-- begin THE DATA --
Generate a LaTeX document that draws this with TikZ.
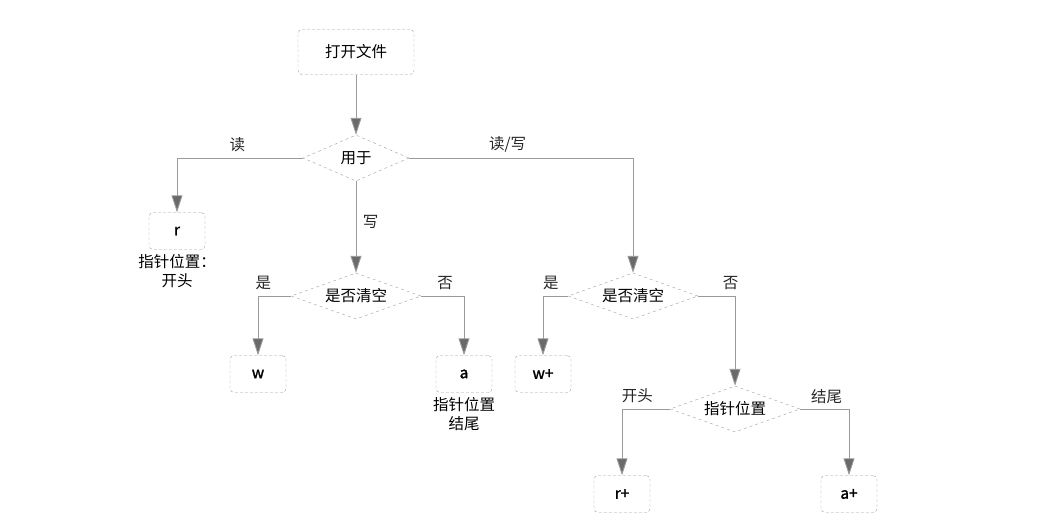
\documentclass[tikz,border=0pt]{standalone}
\usepackage{fontspec}
\setmainfont{Noto Sans CJK SC}[BoldFont={Noto Sans CJK SC}, BoldFeatures={FakeBold=1.5}]
\usetikzlibrary{arrows.meta,shapes.geometric,positioning}
\definecolor{FlowLine}{HTML}{9A9A9A}
\definecolor{FlowHead}{HTML}{6A6A6A}
\definecolor{FlowEdge}{HTML}{A0A0A0}

\tikzset{
  procbox/.style={draw=FlowEdge, densely dashed, rounded corners=4pt, minimum width=56pt, minimum height=37pt, inner sep=2pt},
  modebox/.style={procbox, font=\fontsize{15.5}{19}\selectfont\bfseries},
  decide/.style={diamond, draw=FlowEdge, dashed, aspect=2.9, inner sep=0pt, minimum width=130pt, minimum height=46pt},
  arr/.style={FlowLine, line width=0.9pt, -{Triangle[length=17pt, width=11pt, fill=FlowHead]}},
  lbl/.style={text=black!85, above, yshift=2pt},
}

\begin{document}
\begin{tikzpicture}[x=1pt, y=-1pt, font=\fontsize{15.5}{19}\selectfont]
    \useasboundingbox (0,0) rectangle (1043,520);

    % Start
    \node[procbox, minimum width=116pt, minimum height=45pt] (open) at (356,52) {打开文件};

    % First decision
    \node[decide, minimum width=106pt] (use) at (356,158) {用于};

    % Read only
    \node[modebox] (r) at (177,231) {r};
    \node[align=center, below=1pt of r] (rnote) {指针位置：\\开头};

    % Write branch
    \node[decide] (clearw) at (356,296) {是否清空};
    \node[modebox] (w) at (258,374) {w};
    \node[modebox] (a) at (464,374) {a};
    \node[align=center, below=1pt of a] (anote) {指针位置\\结尾};

    % Read/write branch
    \node[decide] (clearrw) at (633,296) {是否清空};
    \node[modebox] (wp) at (543,374) {w+};
    \node[decide] (ptr) at (735,409) {指针位置};
    \node[modebox] (rp) at (622,494) {r+};
    \node[modebox] (ap) at (849,494) {a+};

    % Connectors
    \draw[arr] (open) -- (use);
    \draw[arr] (use.west) -| node[lbl, pos=0.26] (lread) {读} (r);
    \draw[arr] (use.south) -- node[text=black!85, right, xshift=3pt, pos=0.45] (lwrite) {写} (clearw);
    \draw[arr] (use.east) -| node[lbl, pos=0.22] (lrw) {读/写} (clearrw);

    \draw[arr] (clearw.west) -| node[lbl, pos=0.42] (lyes1) {是} (w);
    \draw[arr] (clearw.east) -| node[lbl, pos=0.28] (lno1) {否} (a);

    \draw[arr] (clearrw.west) -| node[lbl, pos=0.34] (lyes2) {是} (wp);
    \draw[arr] (clearrw.east) -| node[lbl, pos=0.44] (lno2) {否} (ptr);

    \draw[arr] (ptr.west) -| node[lbl, pos=0.34] (lhead) {开头} (rp);
    \draw[arr] (ptr.east) -| node[lbl, pos=0.27] (ltail) {结尾} (ap);
\end{tikzpicture}
\end{document}
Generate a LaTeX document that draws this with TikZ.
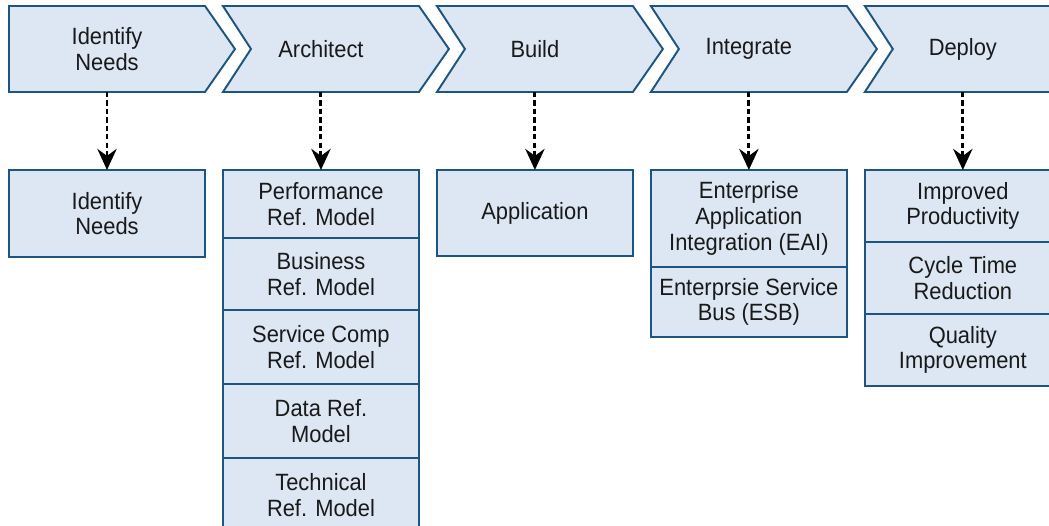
\documentclass[tikz,border=0pt]{standalone}
\usepackage{fontspec}
\setmainfont[FakeStretch=0.93]{Liberation Sans}
\usepackage{xcolor}
\usepackage{tikz}
\usetikzlibrary{arrows.meta,positioning,backgrounds}

\definecolor{boxfill}{RGB}{221,231,243}
\definecolor{boxedge}{RGB}{30,84,128}
\definecolor{inktext}{RGB}{25,25,25}

\begin{document}
\begin{tikzpicture}[
      x=0.02cm, y=0.02cm,
      stage/.style={
         rectangle,
         inner sep=0pt,
         outer sep=0pt,
         minimum width=3.92cm,
         minimum height=1.72cm,
         align=center,
         text=inktext,
         font=\fontsize{13.4}{14.6}\selectfont},
      chevron/.style={draw=boxedge, fill=boxfill, line width=1.1pt, line join=miter},
      mybox/.style={
         rectangle,
         draw=boxedge,
         fill=boxfill,
         line width=1.1pt,
         inner sep=2pt,
         outer sep=0pt,
         minimum width=3.92cm,
         minimum height=1.44cm,
         align=center,
         text=inktext,
         font=\fontsize{13.4}{14.6}\selectfont},
      myarrow/.style={-{Stealth[length=12pt,width=11pt,inset=4pt]},
         line width=1.7pt, dash pattern=on 3pt off 1.8pt},
      node distance=1.56cm and 0.36cm
      ]
\useasboundingbox (0,0) rectangle (1049,526);

% process stages
\node[stage] at (107,477) (idn) {Identify\\Needs};
\node[stage,right=of idn] (arc) {Architect};
\node[stage,right=of arc] (bld) {Build};
\node[stage,right=of bld] (itg) {Integrate};
\node[stage,right=of itg] (dpl) {Deploy};

\begin{scope}[on background layer]
\foreach \n/\d in {idn/0, arc/28, bld/28, itg/28, dpl/28}
   \draw[chevron] (\n.north west) -- (\n.north east) -- ++(30,-43)
      -- (\n.south east) -- (\n.south west) -- ++(\d,43) -- cycle;
\end{scope}

% results of each stage
\node[mybox,below=of idn,minimum height=1.74cm] (bidn) {Identify\\Needs};

\node[mybox,below=of arc,minimum height=1.36cm] (bperf) {Performance\\Ref. Model};
\node[mybox,below=0pt of bperf                ] (bbus)  {Business\\Ref. Model};
\node[mybox,below=0pt of bbus,minimum height=1.48cm] (bsvc)  {Service Comp\\Ref. Model};
\node[mybox,below=0pt of bsvc,minimum height=1.48cm] (bdata) {Data Ref.\\Model};
\node[mybox,below=0pt of bdata,minimum height=1.48cm] (btech) {Technical\\Ref. Model};

\node[mybox,below=of bld,minimum height=1.72cm] (bapp) {Application};

\node[mybox,below=of itg,minimum height=1.94cm] (beai) {Enterprise\\Application\\Integration (EAI)};
\node[mybox,below=0pt of beai,minimum height=1.40cm] (besb) {Enterprsie Service\\Bus (ESB)};

\node[mybox,below=of dpl              ] (bprod) {Improved\\Productivity};
\node[mybox,below=0pt of bprod        ] (bcyc)  {Cycle Time\\Reduction};
\node[mybox,below=0pt of bcyc         ] (bqual) {Quality\\Improvement};

\foreach \i/\j in {% start node/end node
      idn/bidn, arc/bperf, bld/bapp, itg/beai, dpl/bprod}
       \draw[myarrow] (\i) -- (\j);

\end{tikzpicture}
\end{document}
-- end THE DATA --
AIM -> Write the listing out a second time exactly, dropping all images.

RESULT OF THE EXERCISE ->
Generate a LaTeX document that draws this with TikZ.
\documentclass[tikz,border=0pt]{standalone}
\usepackage{fontspec}
\setmainfont{Noto Sans CJK SC}[BoldFont={Noto Sans CJK SC}, BoldFeatures={FakeBold=1.5}]
\usetikzlibrary{arrows.meta,shapes.geometric,positioning}
\definecolor{FlowLine}{HTML}{9A9A9A}
\definecolor{FlowHead}{HTML}{6A6A6A}
\definecolor{FlowEdge}{HTML}{A0A0A0}

\tikzset{
  procbox/.style={draw=FlowEdge, densely dashed, rounded corners=4pt, minimum width=56pt, minimum height=37pt, inner sep=2pt},
  modebox/.style={procbox, font=\fontsize{15.5}{19}\selectfont\bfseries},
  decide/.style={diamond, draw=FlowEdge, dashed, aspect=2.9, inner sep=0pt, minimum width=130pt, minimum height=46pt},
  arr/.style={FlowLine, line width=0.9pt, -{Triangle[length=17pt, width=11pt, fill=FlowHead]}},
  lbl/.style={text=black!85, above, yshift=2pt},
}

\begin{document}
\begin{tikzpicture}[x=1pt, y=-1pt, font=\fontsize{15.5}{19}\selectfont]
    \useasboundingbox (0,0) rectangle (1043,520);

    % Start
    \node[procbox, minimum width=116pt, minimum height=45pt] (open) at (356,52) {打开文件};

    % First decision
    \node[decide, minimum width=106pt] (use) at (356,158) {用于};

    % Read only
    \node[modebox] (r) at (177,231) {r};
    \node[align=center, below=1pt of r] (rnote) {指针位置：\\开头};

    % Write branch
    \node[decide] (clearw) at (356,296) {是否清空};
    \node[modebox] (w) at (258,374) {w};
    \node[modebox] (a) at (464,374) {a};
    \node[align=center, below=1pt of a] (anote) {指针位置\\结尾};

    % Read/write branch
    \node[decide] (clearrw) at (633,296) {是否清空};
    \node[modebox] (wp) at (543,374) {w+};
    \node[decide] (ptr) at (735,409) {指针位置};
    \node[modebox] (rp) at (622,494) {r+};
    \node[modebox] (ap) at (849,494) {a+};

    % Connectors
    \draw[arr] (open) -- (use);
    \draw[arr] (use.west) -| node[lbl, pos=0.26] (lread) {读} (r);
    \draw[arr] (use.south) -- node[text=black!85, right, xshift=3pt, pos=0.45] (lwrite) {写} (clearw);
    \draw[arr] (use.east) -| node[lbl, pos=0.22] (lrw) {读/写} (clearrw);

    \draw[arr] (clearw.west) -| node[lbl, pos=0.42] (lyes1) {是} (w);
    \draw[arr] (clearw.east) -| node[lbl, pos=0.28] (lno1) {否} (a);

    \draw[arr] (clearrw.west) -| node[lbl, pos=0.34] (lyes2) {是} (wp);
    \draw[arr] (clearrw.east) -| node[lbl, pos=0.44] (lno2) {否} (ptr);

    \draw[arr] (ptr.west) -| node[lbl, pos=0.34] (lhead) {开头} (rp);
    \draw[arr] (ptr.east) -| node[lbl, pos=0.27] (ltail) {结尾} (ap);
\end{tikzpicture}
\end{document}
Generate a LaTeX document that draws this with TikZ.
\documentclass[tikz,border=0pt]{standalone}
\usepackage{fontspec}
\setmainfont[FakeStretch=0.93]{Liberation Sans}
\usepackage{xcolor}
\usepackage{tikz}
\usetikzlibrary{arrows.meta,positioning,backgrounds}

\definecolor{boxfill}{RGB}{221,231,243}
\definecolor{boxedge}{RGB}{30,84,128}
\definecolor{inktext}{RGB}{25,25,25}

\begin{document}
\begin{tikzpicture}[
      x=0.02cm, y=0.02cm,
      stage/.style={
         rectangle,
         inner sep=0pt,
         outer sep=0pt,
         minimum width=3.92cm,
         minimum height=1.72cm,
         align=center,
         text=inktext,
         font=\fontsize{13.4}{14.6}\selectfont},
      chevron/.style={draw=boxedge, fill=boxfill, line width=1.1pt, line join=miter},
      mybox/.style={
         rectangle,
         draw=boxedge,
         fill=boxfill,
         line width=1.1pt,
         inner sep=2pt,
         outer sep=0pt,
         minimum width=3.92cm,
         minimum height=1.44cm,
         align=center,
         text=inktext,
         font=\fontsize{13.4}{14.6}\selectfont},
      myarrow/.style={-{Stealth[length=12pt,width=11pt,inset=4pt]},
         line width=1.7pt, dash pattern=on 3pt off 1.8pt},
      node distance=1.56cm and 0.36cm
      ]
\useasboundingbox (0,0) rectangle (1049,526);

% process stages
\node[stage] at (107,477) (idn) {Identify\\Needs};
\node[stage,right=of idn] (arc) {Architect};
\node[stage,right=of arc] (bld) {Build};
\node[stage,right=of bld] (itg) {Integrate};
\node[stage,right=of itg] (dpl) {Deploy};

\begin{scope}[on background layer]
\foreach \n/\d in {idn/0, arc/28, bld/28, itg/28, dpl/28}
   \draw[chevron] (\n.north west) -- (\n.north east) -- ++(30,-43)
      -- (\n.south east) -- (\n.south west) -- ++(\d,43) -- cycle;
\end{scope}

% results of each stage
\node[mybox,below=of idn,minimum height=1.74cm] (bidn) {Identify\\Needs};

\node[mybox,below=of arc,minimum height=1.36cm] (bperf) {Performance\\Ref. Model};
\node[mybox,below=0pt of bperf                ] (bbus)  {Business\\Ref. Model};
\node[mybox,below=0pt of bbus,minimum height=1.48cm] (bsvc)  {Service Comp\\Ref. Model};
\node[mybox,below=0pt of bsvc,minimum height=1.48cm] (bdata) {Data Ref.\\Model};
\node[mybox,below=0pt of bdata,minimum height=1.48cm] (btech) {Technical\\Ref. Model};

\node[mybox,below=of bld,minimum height=1.72cm] (bapp) {Application};

\node[mybox,below=of itg,minimum height=1.94cm] (beai) {Enterprise\\Application\\Integration (EAI)};
\node[mybox,below=0pt of beai,minimum height=1.40cm] (besb) {Enterprsie Service\\Bus (ESB)};

\node[mybox,below=of dpl              ] (bprod) {Improved\\Productivity};
\node[mybox,below=0pt of bprod        ] (bcyc)  {Cycle Time\\Reduction};
\node[mybox,below=0pt of bcyc         ] (bqual) {Quality\\Improvement};

\foreach \i/\j in {% start node/end node
      idn/bidn, arc/bperf, bld/bapp, itg/beai, dpl/bprod}
       \draw[myarrow] (\i) -- (\j);

\end{tikzpicture}
\end{document}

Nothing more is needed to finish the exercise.